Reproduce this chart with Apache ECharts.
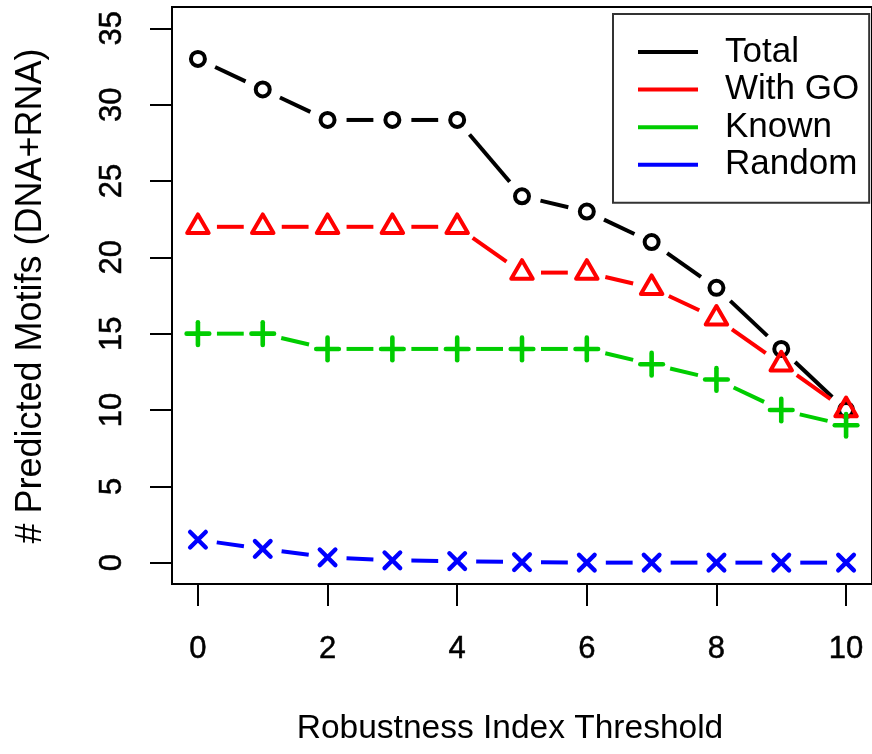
<!DOCTYPE html>
<html>
<head>
<meta charset="utf-8">
<script src="https://cdn.jsdelivr.net/npm/echarts@6/dist/echarts.min.js"></script>
<style>
  html, body { margin: 0; padding: 0; background: #fff; }
  #chart { width: 872px; height: 754px; }
</style>
</head>
<body>
<div id="chart"></div>
<script>
// ---- data ----
const thresholds = [0, 1, 2, 3, 4, 5, 6, 7, 8, 9, 10];
const total   = [33, 31, 29, 29, 29, 24, 23, 21, 18, 14, 10];
const withGO  = [22, 22, 22, 22, 22, 19, 19, 18, 16, 13, 10];
const known   = [15, 15, 14, 14, 14, 14, 14, 13, 12, 10, 9];
const random  = [1.5, 0.9, 0.35, 0.15, 0.1, 0.03, 0, 0, 0, 0, 0];
const xTicks  = [0, 2, 4, 6, 8, 10];
const yTicks  = [0, 5, 10, 15, 20, 25, 30, 35];
const seriesNames = ['Total', 'With GO', 'Known', 'Random'];

const FONT = '"Liberation Sans", Arial, Helvetica, sans-serif';
const GAP = 19;
const LW = 4;

function marker(shape, p, color) {
  const x = p[0], y = p[1];
  const st = { stroke: color, lineWidth: LW, fill: null, lineCap: 'round', lineJoin: 'round' };
  if (shape === 'circle') {
    return { type: 'circle', shape: { cx: x, cy: y, r: 7.0 }, style: st };
  }
  if (shape === 'triangle') {
    const r = 12.4, xc = r * Math.sqrt(3) / 2;
    return { type: 'polygon', shape: { points: [[x, y - r], [x + xc, y + r / 2], [x - xc, y + r / 2]] }, style: st };
  }
  if (shape === 'plus') {
    const h = 11.3;
    return { type: 'group', children: [
      { type: 'line', shape: { x1: x - h, y1: y, x2: x + h, y2: y }, style: Object.assign({}, st, { lineWidth: 4.6 }) },
      { type: 'line', shape: { x1: x, y1: y - h, x2: x, y2: y + h }, style: Object.assign({}, st, { lineWidth: 4.6 }) }
    ] };
  }
  // cross
  const d = 7.8;
  return { type: 'group', children: [
    { type: 'line', shape: { x1: x - d, y1: y - d, x2: x + d, y2: y + d }, style: Object.assign({}, st, { lineWidth: 4.4 }) },
    { type: 'line', shape: { x1: x - d, y1: y + d, x2: x + d, y2: y - d }, style: Object.assign({}, st, { lineWidth: 4.4 }) }
  ] };
}

function makeSeries(name, values, shape, color) {
  return {
    name: name,
    type: 'custom',
    clip: false,
    itemStyle: { color: color },
    data: thresholds.map((t, i) => [t, values[i]]),
    encode: { x: 0, y: 1 },
    renderItem: function (params, api) {
      const i = params.dataIndex;
      const p = api.coord([thresholds[i], values[i]]);
      const children = [];
      if (i < values.length - 1) {
        const q = api.coord([thresholds[i + 1], values[i + 1]]);
        const dx = q[0] - p[0], dy = q[1] - p[1];
        const len = Math.hypot(dx, dy);
        if (len > 2 * GAP) {
          const ux = dx / len, uy = dy / len;
          children.push({
            type: 'line',
            shape: { x1: p[0] + ux * GAP, y1: p[1] + uy * GAP, x2: q[0] - ux * GAP, y2: q[1] - uy * GAP },
            style: { stroke: color, lineWidth: LW, lineCap: 'butt' }
          });
        }
      }
      children.push(marker(shape, p, color));
      return { type: 'group', children: children };
    }
  };
}

const colors = ['#000000', '#ff0000', '#00cd00', '#0000ff'];
const chart = echarts.init(document.getElementById('chart'), null, { renderer: 'canvas' });

const labelStyle = { fontSize: 31, color: '#000', fontFamily: FONT, textBorderColor: '#000', textBorderWidth: 0.5 };

chart.setOption({
  animation: false,
  backgroundColor: '#ffffff',
  grid: {
    left: 172, right: -1, top: 7, bottom: 170,
    show: true, borderColor: '#000', borderWidth: 2, backgroundColor: 'transparent'
  },
  xAxis: {
    type: 'value', min: -0.4, max: 10.4,
    axisLine: { show: false, onZero: false },
    splitLine: { show: false },
    axisTick: { show: true, customValues: xTicks, length: 22, lineStyle: { color: '#000', width: 2 } },
    axisLabel: Object.assign({ customValues: xTicks, margin: 50 }, labelStyle)
  },
  yAxis: {
    type: 'value', min: -1.4, max: 36.4,
    axisLine: { show: false, onZero: false },
    splitLine: { show: false },
    axisTick: { show: true, customValues: yTicks, length: 22, lineStyle: { color: '#000', width: 2 } },
    axisLabel: Object.assign({ customValues: yTicks, rotate: 90, margin: 44 }, labelStyle)
  },
  legend: {
    orient: 'vertical',
    left: 613, top: 14,
    padding: [20.5, 10, 20.5, 25],
    itemGap: 2.6,
    itemWidth: 60, itemHeight: 4,
    icon: 'rect',
    borderColor: '#333', borderWidth: 2,
    backgroundColor: '#fff',
    selectedMode: false,
    textStyle: { fontSize: 35, lineHeight: 35, color: '#000', fontFamily: FONT, padding: [0, 0, 0, 22] },
    data: seriesNames.map((n, i) => ({ name: n, itemStyle: { color: colors[i] } }))
  },
  graphic: [
    {
      type: 'text', x: 510, y: 729,
      style: { text: 'Robustness Index Threshold', font: '33.5px ' + FONT, fill: '#000', align: 'center', verticalAlign: 'middle' }
    },
    {
      type: 'text', x: 31, y: 296, rotation: Math.PI / 2,
      style: { text: '# Predicted Motifs (DNA+RNA)', font: '36px ' + FONT, fill: '#000', align: 'center', verticalAlign: 'middle' }
    }
  ],
  series: [
    makeSeries(seriesNames[0], total, 'circle', colors[0]),
    makeSeries(seriesNames[1], withGO, 'triangle', colors[1]),
    makeSeries(seriesNames[2], known, 'plus', colors[2]),
    makeSeries(seriesNames[3], random, 'cross', colors[3])
  ]
});
</script>
</body>
</html>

◆ ◆ ◆ ◆

Exercise details: Write out exactly the lines between the start of the data and the line with "const LW = 4;", including both, but none of the pictures.

Exercise response:
Reproduce this chart with Apache ECharts.
<!DOCTYPE html>
<html>
<head>
<meta charset="utf-8">
<script src="https://cdn.jsdelivr.net/npm/echarts@6/dist/echarts.min.js"></script>
<style>
  html, body { margin: 0; padding: 0; background: #fff; }
  #chart { width: 872px; height: 754px; }
</style>
</head>
<body>
<div id="chart"></div>
<script>
// ---- data ----
const thresholds = [0, 1, 2, 3, 4, 5, 6, 7, 8, 9, 10];
const total   = [33, 31, 29, 29, 29, 24, 23, 21, 18, 14, 10];
const withGO  = [22, 22, 22, 22, 22, 19, 19, 18, 16, 13, 10];
const known   = [15, 15, 14, 14, 14, 14, 14, 13, 12, 10, 9];
const random  = [1.5, 0.9, 0.35, 0.15, 0.1, 0.03, 0, 0, 0, 0, 0];
const xTicks  = [0, 2, 4, 6, 8, 10];
const yTicks  = [0, 5, 10, 15, 20, 25, 30, 35];
const seriesNames = ['Total', 'With GO', 'Known', 'Random'];

const FONT = '"Liberation Sans", Arial, Helvetica, sans-serif';
const GAP = 19;
const LW = 4;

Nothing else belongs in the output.